>>

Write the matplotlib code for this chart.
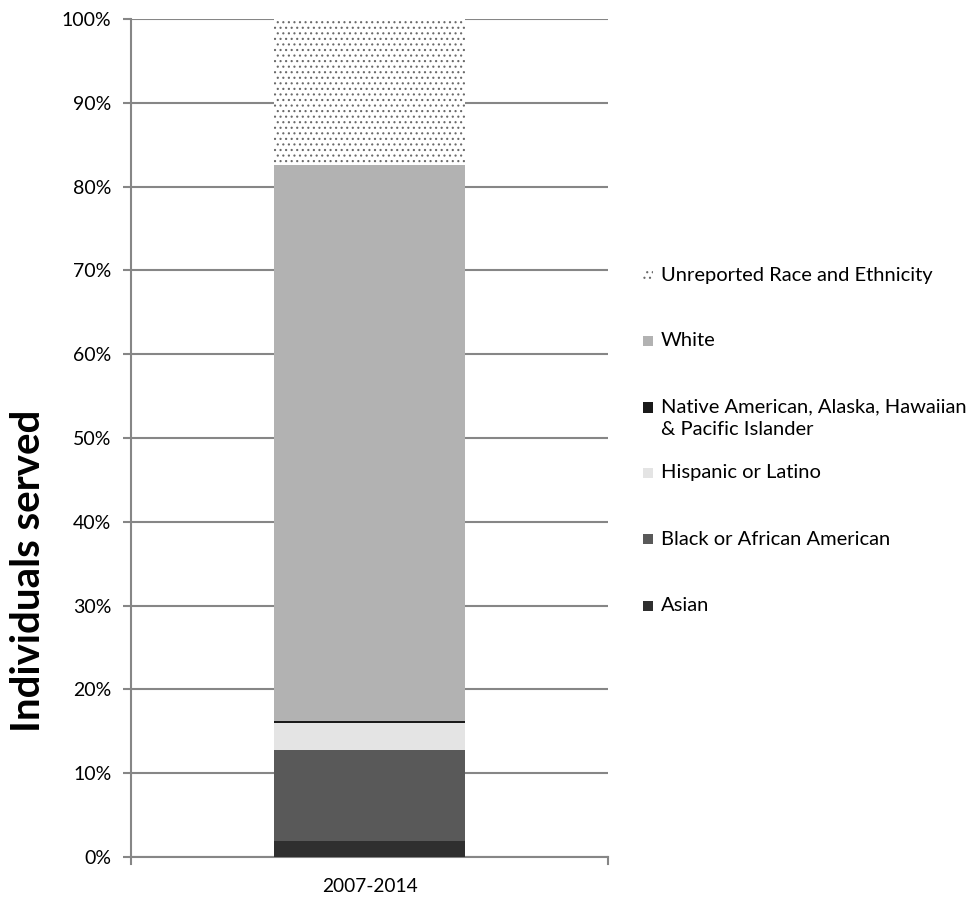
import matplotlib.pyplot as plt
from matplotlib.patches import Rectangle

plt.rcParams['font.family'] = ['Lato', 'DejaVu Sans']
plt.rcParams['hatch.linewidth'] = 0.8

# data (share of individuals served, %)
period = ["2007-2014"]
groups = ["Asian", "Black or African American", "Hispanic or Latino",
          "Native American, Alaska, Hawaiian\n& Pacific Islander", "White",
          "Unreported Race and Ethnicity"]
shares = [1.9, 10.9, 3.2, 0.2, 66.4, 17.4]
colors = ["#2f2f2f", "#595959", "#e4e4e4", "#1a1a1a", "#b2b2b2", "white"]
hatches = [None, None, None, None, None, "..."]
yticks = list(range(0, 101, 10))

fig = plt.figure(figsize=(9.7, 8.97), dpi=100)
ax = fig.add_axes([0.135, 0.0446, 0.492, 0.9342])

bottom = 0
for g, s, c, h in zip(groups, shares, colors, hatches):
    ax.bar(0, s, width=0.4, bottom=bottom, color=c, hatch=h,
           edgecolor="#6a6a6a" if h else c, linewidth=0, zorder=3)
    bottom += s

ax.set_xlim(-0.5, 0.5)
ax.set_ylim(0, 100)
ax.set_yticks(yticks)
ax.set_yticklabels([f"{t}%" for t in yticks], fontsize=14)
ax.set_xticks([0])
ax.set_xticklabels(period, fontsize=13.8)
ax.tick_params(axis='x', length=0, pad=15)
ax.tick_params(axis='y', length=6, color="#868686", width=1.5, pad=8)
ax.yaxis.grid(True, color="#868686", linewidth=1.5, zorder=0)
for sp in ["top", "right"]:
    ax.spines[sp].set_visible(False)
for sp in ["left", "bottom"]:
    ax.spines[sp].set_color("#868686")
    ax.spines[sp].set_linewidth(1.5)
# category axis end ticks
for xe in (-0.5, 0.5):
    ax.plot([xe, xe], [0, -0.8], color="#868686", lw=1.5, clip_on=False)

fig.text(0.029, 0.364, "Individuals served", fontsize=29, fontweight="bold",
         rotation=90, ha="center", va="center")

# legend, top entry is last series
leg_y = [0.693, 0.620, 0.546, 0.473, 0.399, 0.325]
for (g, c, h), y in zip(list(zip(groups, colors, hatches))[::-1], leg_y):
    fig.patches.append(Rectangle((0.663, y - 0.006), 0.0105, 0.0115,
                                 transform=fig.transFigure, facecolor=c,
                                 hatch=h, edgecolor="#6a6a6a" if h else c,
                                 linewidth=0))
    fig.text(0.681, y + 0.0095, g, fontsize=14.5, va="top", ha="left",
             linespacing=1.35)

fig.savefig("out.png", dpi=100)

<<

## What the task asks
Repeat the material above in full and exactly, apart from the pictures.

## Solution
Write the matplotlib code for this chart.
import matplotlib.pyplot as plt
from matplotlib.patches import Rectangle

plt.rcParams['font.family'] = ['Lato', 'DejaVu Sans']
plt.rcParams['hatch.linewidth'] = 0.8

# data (share of individuals served, %)
period = ["2007-2014"]
groups = ["Asian", "Black or African American", "Hispanic or Latino",
          "Native American, Alaska, Hawaiian\n& Pacific Islander", "White",
          "Unreported Race and Ethnicity"]
shares = [1.9, 10.9, 3.2, 0.2, 66.4, 17.4]
colors = ["#2f2f2f", "#595959", "#e4e4e4", "#1a1a1a", "#b2b2b2", "white"]
hatches = [None, None, None, None, None, "..."]
yticks = list(range(0, 101, 10))

fig = plt.figure(figsize=(9.7, 8.97), dpi=100)
ax = fig.add_axes([0.135, 0.0446, 0.492, 0.9342])

bottom = 0
for g, s, c, h in zip(groups, shares, colors, hatches):
    ax.bar(0, s, width=0.4, bottom=bottom, color=c, hatch=h,
           edgecolor="#6a6a6a" if h else c, linewidth=0, zorder=3)
    bottom += s

ax.set_xlim(-0.5, 0.5)
ax.set_ylim(0, 100)
ax.set_yticks(yticks)
ax.set_yticklabels([f"{t}%" for t in yticks], fontsize=14)
ax.set_xticks([0])
ax.set_xticklabels(period, fontsize=13.8)
ax.tick_params(axis='x', length=0, pad=15)
ax.tick_params(axis='y', length=6, color="#868686", width=1.5, pad=8)
ax.yaxis.grid(True, color="#868686", linewidth=1.5, zorder=0)
for sp in ["top", "right"]:
    ax.spines[sp].set_visible(False)
for sp in ["left", "bottom"]:
    ax.spines[sp].set_color("#868686")
    ax.spines[sp].set_linewidth(1.5)
# category axis end ticks
for xe in (-0.5, 0.5):
    ax.plot([xe, xe], [0, -0.8], color="#868686", lw=1.5, clip_on=False)

fig.text(0.029, 0.364, "Individuals served", fontsize=29, fontweight="bold",
         rotation=90, ha="center", va="center")

# legend, top entry is last series
leg_y = [0.693, 0.620, 0.546, 0.473, 0.399, 0.325]
for (g, c, h), y in zip(list(zip(groups, colors, hatches))[::-1], leg_y):
    fig.patches.append(Rectangle((0.663, y - 0.006), 0.0105, 0.0115,
                                 transform=fig.transFigure, facecolor=c,
                                 hatch=h, edgecolor="#6a6a6a" if h else c,
                                 linewidth=0))
    fig.text(0.681, y + 0.0095, g, fontsize=14.5, va="top", ha="left",
             linespacing=1.35)

fig.savefig("out.png", dpi=100)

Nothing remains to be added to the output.